Mi enemigo mortal

Willa Cather

Traducción de Gema Moral Bartolomé

Alba Editorial   

Ningún dolor más grande que el de acordarse del tiempo dichoso en la desgracia. Así hablaba Francesca de Rimini en los círculos de fuego de la lujuria. Este cuento parece justificar los versos de ese terceto memorable. Narra la declinación de una dama americana a través de los recuerdos de una mujer que la trató en el esplendor y en la miseria, cuando la memoria de sus días felices, versos de Heine y de Shakespeare y el fantasma  de la condesa Helena Modjieska eran la materia caducada que encendía su infierno de esperanzas íntimo y tenaz. Como ocurre en los recuerdos, una luz de nostalgia se derrama amorosamente sobre la narración y la enriquece de melancolía. En esa exaltación apasionada del pasado, que a la manera de Henry James no sabemos si corresponde a la realidad de la dama o a la realidad de la mujer que la rescata del olvido, los escenarios y los objetos y las personas y los gestos de las personas se perfilan y se cargan de intención. Los trenes que a las dos de la madrugada cruzan los campos veloces de Illinois pueden ser el símbolo desesperado de un destino.

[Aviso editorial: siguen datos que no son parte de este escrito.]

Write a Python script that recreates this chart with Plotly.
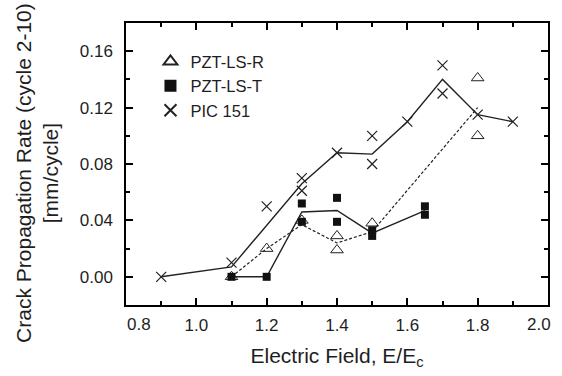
import plotly.graph_objects as go

# PZT-LS-R (open triangles) measured points
r_x = [1.1, 1.2, 1.3, 1.4, 1.4, 1.5, 1.8, 1.8]
r_y = [0.000, 0.020, 0.040, 0.029, 0.019, 0.038, 0.141, 0.100]
# PZT-LS-R mean line (dashed)
r_line_x = [1.1, 1.2, 1.3, 1.4, 1.5, 1.8]
r_line_y = [0.000, 0.020, 0.037, 0.024, 0.032, 0.120]

# PZT-LS-T (filled squares) measured points
t_x = [1.1, 1.2, 1.3, 1.3, 1.4, 1.4, 1.5, 1.5, 1.65, 1.65]
t_y = [0.000, 0.000, 0.052, 0.039, 0.056, 0.039, 0.033, 0.029, 0.050, 0.044]
# PZT-LS-T mean line (solid)
t_line_x = [1.1, 1.2, 1.3, 1.4, 1.5, 1.65]
t_line_y = [0.000, 0.000, 0.046, 0.047, 0.031, 0.047]

# PIC 151 (crosses) measured points
p_x = [0.9, 1.1, 1.2, 1.3, 1.3, 1.4, 1.5, 1.5, 1.6, 1.7, 1.7, 1.8, 1.9]
p_y = [0.000, 0.010, 0.050, 0.070, 0.061, 0.088, 0.100, 0.080, 0.110, 0.150, 0.130, 0.115, 0.110]
# PIC 151 mean line (solid)
p_line_x = [0.9, 1.1, 1.3, 1.4, 1.5, 1.6, 1.7, 1.8, 1.9]
p_line_y = [0.000, 0.007, 0.066, 0.088, 0.087, 0.110, 0.140, 0.115, 0.110]

x_ticks = [0.8, 1.0, 1.2, 1.4, 1.6, 1.8, 2.0]
x_tick_labels = ["0.8", "1.0", "1.2", "1.4", "1.6", "1.8", "2.0"]
y_ticks = [0.00, 0.04, 0.08, 0.12, 0.16]
y_tick_labels = ["0.00", "0.04", "0.08", "0.12", "0.16"]

y_title = "Crack Propagation Rate (cycle 2-10)<br>[mm/cycle]"
x_title = "Electric Field, E/E<sub>c</sub>"

FONT = "Liberation Sans, Arial, sans-serif"
TXT = "#1e1e1e"

fig = go.Figure()

# lines
fig.add_trace(go.Scatter(x=r_line_x, y=r_line_y, mode="lines",
                         line=dict(color="#222", width=1.2, dash="3px,2px"),
                         showlegend=False, hoverinfo="skip"))
fig.add_trace(go.Scatter(x=t_line_x, y=t_line_y, mode="lines",
                         line=dict(color="#222", width=1.4),
                         showlegend=False, hoverinfo="skip"))
fig.add_trace(go.Scatter(x=p_line_x, y=p_line_y, mode="lines",
                         line=dict(color="#222", width=1.4),
                         showlegend=False, hoverinfo="skip"))

# markers
fig.add_trace(go.Scatter(x=r_x, y=r_y, mode="markers", name="PZT-LS-R",
                         marker=dict(symbol="triangle-up-open", size=11,
                                     color="#222", line=dict(width=1))))
fig.add_trace(go.Scatter(x=t_x, y=t_y, mode="markers", name="PZT-LS-T",
                         marker=dict(symbol="square", size=8, color="#111")))
fig.add_trace(go.Scatter(x=p_x, y=p_y, mode="markers", name="PIC 151",
                         marker=dict(symbol="x-thin-open", size=10,
                                     color="#222", line=dict(width=1.2, color="#222"))))

axis_common = dict(
    showline=True, linecolor="black", linewidth=1.5, mirror="allticks",
    ticks="inside", ticklen=7, tickwidth=1.5, tickcolor="black",
    showgrid=False, zeroline=False,
    tickfont=dict(family=FONT, size=17, color=TXT),
)

# the two end x tick labels sit on the frame edges; they are drawn as
# annotations nudged inward, as in the original
fig.update_layout(
    width=562, height=376,
    margin=dict(l=126, r=14, t=23, b=68),
    plot_bgcolor="white", paper_bgcolor="white",
    font=dict(family=FONT, size=16, color=TXT),
    xaxis=dict(range=[0.8, 2.0], tickvals=x_ticks[1:-1], ticktext=x_tick_labels[1:-1],
               ticklabelstandoff=4,
               minor=dict(dtick=0.1, tick0=0.8, ticks="inside", ticklen=4,
                          tickwidth=1.5, tickcolor="black"),
               title=dict(text=x_title,
                          font=dict(family=FONT, size=21, color=TXT), standoff=14),
               **axis_common),
    yaxis=dict(range=[-0.02, 0.18], tickvals=y_ticks, ticktext=y_tick_labels,
               ticklabelstandoff=8,
               minor=dict(dtick=0.02, tick0=0, ticks="inside", ticklen=4,
                          tickwidth=1.5, tickcolor="black"),
               **axis_common),
    legend=dict(x=0.058, y=0.925, xanchor="left", yanchor="top",
                bgcolor="rgba(0,0,0,0)", borderwidth=0,
                font=dict(family=FONT, size=16.5, color=TXT),
                itemsizing="constant", tracegroupgap=0),
    showlegend=True,
    annotations=[
        dict(text=y_title, textangle=-90, xref="paper", yref="paper",
             x=(37.5 - 126) / 422, y=(308 - 175) / 285,
             xanchor="center", yanchor="middle", showarrow=False,
             font=dict(family=FONT, size=21, color=TXT)),
        dict(text=x_tick_labels[0], xref="x", yref="paper",
             x=x_ticks[0], y=0, xanchor="center", yanchor="top",
             xshift=13, yshift=-8, showarrow=False,
             font=dict(family=FONT, size=17, color=TXT)),
        dict(text=x_tick_labels[-1], xref="x", yref="paper",
             x=x_ticks[-1], y=0, xanchor="center", yanchor="top",
             xshift=-9, yshift=-8, showarrow=False,
             font=dict(family=FONT, size=17, color=TXT)),
    ],
)

fig.write_html("out.html",
               config={"displayModeBar": False},
               post_script="document.body.style.margin='0';")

Milagrosamente, esas melancolías ajenas se nos ponen en el corazón  como si fueran propias. Así de bien escribe Willa Cather. De alguna forma sentimos los parques crepusculares y las nieves lentas de Nueva York, las cortinas de color ciruela de aquella mansión en la que pianos abatidos entonaban arias difuntas y el amanecer de oro sobre las playas finales de California con la entera naturalidad y emoción de quien ha frecuentado esos sitios y esas intensidades. El eco de Henry James, a quien hemos mencionado, resuena en cada página como una nota lejana pero firme. El desenlace no es menos ambiguo y doloroso y gigante que cualquiera de aquellos laberintos psicológicos que acuñó en sus breves piezas maestras. Después de leer este cuento vendrán muchas tardes paseadas en las que se discutirá en vano quién era el enemigo mortal de esa dama. Sólo por esa promesa de felicidad hay que leerlo. Si no basta con que sea el cuento más triste del mundo.